Menurut Pentagon, Menteri Luar Negeri AS Antony Blinken menetapkan dan memberikan pembenaran rinci kepada Kongres bahwa peluru tank harus segera diberikan kepada Israel demi kepentingan keamanan nasional AS.
Sementara itu, seorang pejabat Deplu AS mengungkapkan, Washington terus menegaskan kepada Pemerintah Israel bahwa mereka harus mematuhi hukum kemanusiaan internasional dan mengambil setiap langkah yang mungkin untuk menghindari kerugian terhadap warga sipil. Dia menyebut, usulan penjualan terbaru menunjukkan komitmen AS terhadap keamanan Israel dan akan meningkatkan kemampuan pertahanan Israel.
Para aktivis hak asasi manusia menyatakan keprihatinan mereka atas keputusan penjualan ribuan peluru tank oleh AS kepada Israel tersebut. Menurut mereka, langkah itu tak sejalan dengan upaya Washington untuk menekan Israel agar meminimalkan korban sipil dalam perangnya di Gaza.
Pada Jumat lalu, Dewan Keamanan PBB gagal mengadopsi rancangan resolusi yang menuntut penerapan gencatan senjata segera di Gaza. Hal itu karena adanya veto dari AS. Dari 15 negara anggota Dewan Keamanan, sebanyak 13 negara mendukung resolusi yang diajukan Uni Emirat Arab (UEA) tersebut. Sementara AS memilih menentang dan Inggris abstain.

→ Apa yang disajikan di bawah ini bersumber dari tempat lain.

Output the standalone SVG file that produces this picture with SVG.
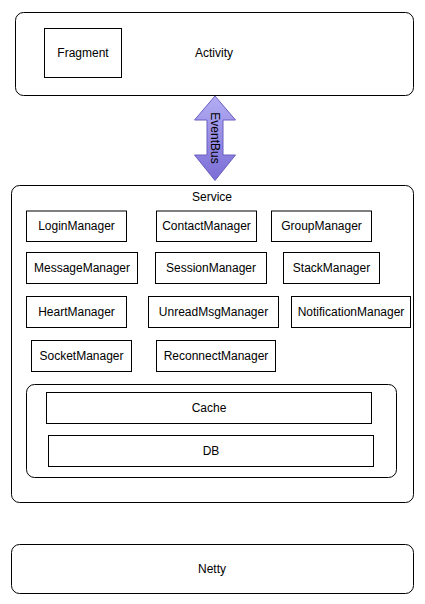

UEA mengatakan, pihaknya berupaya menyelesaikan draf resolusi tersebut secepatnya. Hal itu mengingat kian melambungnya jumlah korban meninggal di Gaza akibat agresi Israel. Hampir 100 negara ikut mensponsori rancangan resolusi terkait.
Dalam rancangan resolusi tersebut, semua pihak yang berkonflik diserukan mematuhi hukum internasional, khususnya terkait perlindungan terhadap warga sipil. Resolusi juga menuntut diberlakukannya gencatan senjata kemanusiaan segera. Selain itu Sekretaris Jenderal PBB diminta melaporkan kepada Dewan Keamanan mengenai pelaksanaan gencatan senjata.
Sejauh ini jumlah warga Gaza yang terbunuh akibat agresi Israel telah melampaui 17.500 jiwa. Sementara korban luka menembus 48 ribu orang. Angka tersebut dihitung sejak Gaza mulai dibombardir pada 7 Oktober 2023.